In 2005 I took a decision to quit my job, screw up all my IIM interviews and start my own company. That hasn't prooved all that bad so far, I like to be the captain of my ship, however small that ship is, however unsignificant is my role in sailing that ship. Actually there was a decision to be made when I got through IIM Lucknow but since I hate to make decisions I deferred that decision for a year. But these screwed up ghosts just dont die. I'm here in 2006 again at the crossroad to go or not to go to lucknow.

My overwhelming love for Black pearl makes the decision intutively obvious but there are few subjectivities involved which complicate the situation, they are:

1) As crappy as a MBA course is, still it very necessary for if the ship sinks and I have to sell myself as a slave.

2) If anyone aborts this ship its probability of sinking is just too high.... and pirates are not be trusted.

3) You can go as low as 50% attendance if you don't care about grades in Lucknow, that means I might be able to actively involved in my company while persuing this MBA thing.

4) If I dont go for MBA I would have to get in to this marrige thing.

5) I had almost taken a decision to try MBA and my company side by side coz I was sure Black pearl's survival, but then a high tide stuck. Our cash cow client terminated his project. When I got this news I also terminated my last blog (Ingredients of a good party) and not been able to get back to it.

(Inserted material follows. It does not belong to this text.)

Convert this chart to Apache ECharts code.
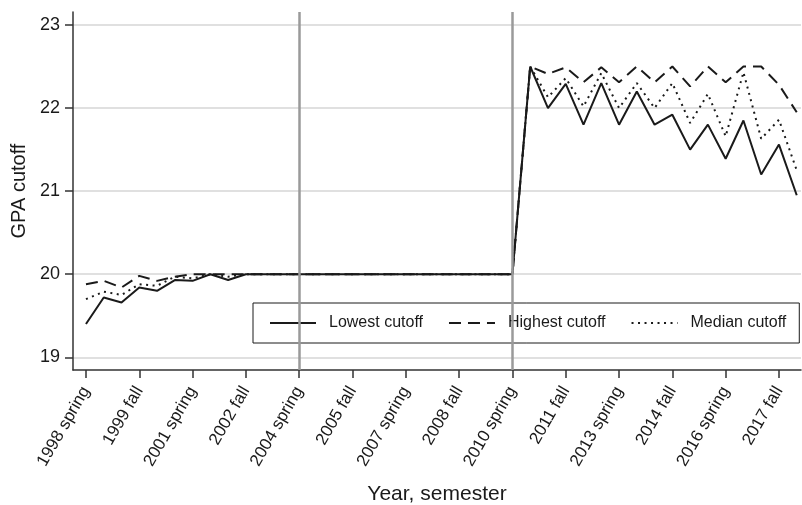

Now the question is would I be able to fill up buckets and drain the water out of the pearl while I'm in Lucknow. Even if the answer is yes, is MBA worth this much pain? From a perspective of a hunger struck kid in somalia or champaran does it really matter?

Wednesday, June 07, 2006

Ingrediants of a good party!!

.....about a rocking party I hosted yesterday..... Yesterday I hosted a kind of wild party. Today, its rather funny to see aftereffects of the party on all those who attended yesterday. Chummi kee jeeb uske gale main chipak gayee hain however this hasn't stopped him from his charectristic blah blah blah. Varun can not move much coz his back hurts. Bombs was somehow subdued today before diappearing somewhere. I think I've a hairline fracture in my right shoulder but I'm waiting for hangover to go away than I'll think about that seriously. But I am seriosly thinking on ingrediants that made it a good party, perhaps these ingrediants can be used again in the next dish, that would be fun. Let me try to ducument it here for future reference.


People

Formal and Professional people are strict no no. Uptight people should be avoided but usually when party rocks, they cut loose (like me:)). Obviously party time people are made for such parties. Number of people can vary from 10 to 30, after that it becomes a bit of crowd. There should be atleast 3 girls otherwise it would be an all boys party and no matter what, all boys parties are always sad. What about all girls party? Well.....will need an opinion on that, haven't experienced that but as a concepts sounds a bit sad. So atleast 3 girls and atleast 1 boy (1 boy in an all girls party can never be bad, can it? )


Booze

No you can not have a good party without booze. There should be lot of it, infinite for all practical purposes. There should be a bit of everybody's taste, However kind of booze matters a bit only in beginning after a while it all becomes the same. Cigerettes are absolutely optional but should be avoided due to safety hazards. Dope and other stuff.... well, not recommonded for a lively party consuming them requires too much effort and as headline of every stupid paper in town will tell you there are few associated risks.


Music

Music can make any dull party a rocking party and vice versa. Just like refree in good match of soccer never gets noticed similar is with music. Music should be such that you dont even think about it because you are too damn busy dancing. I'm trying to recall I remember gilasi number was played i remember few songs from rang de basanti and perhaps few from bluff master but seriously that coulndn't have carried us for 4 straight hours, there's a huge void. That damn DJ made our party rocking. For first time I'm having respect for a profession which I thought was really lame and I would like to take back all the jealosy I had for all those DJ's who get all the nice looking girls.




Abhee I've to go, rest of the things I'll write later. I just got a sad news. Party is over.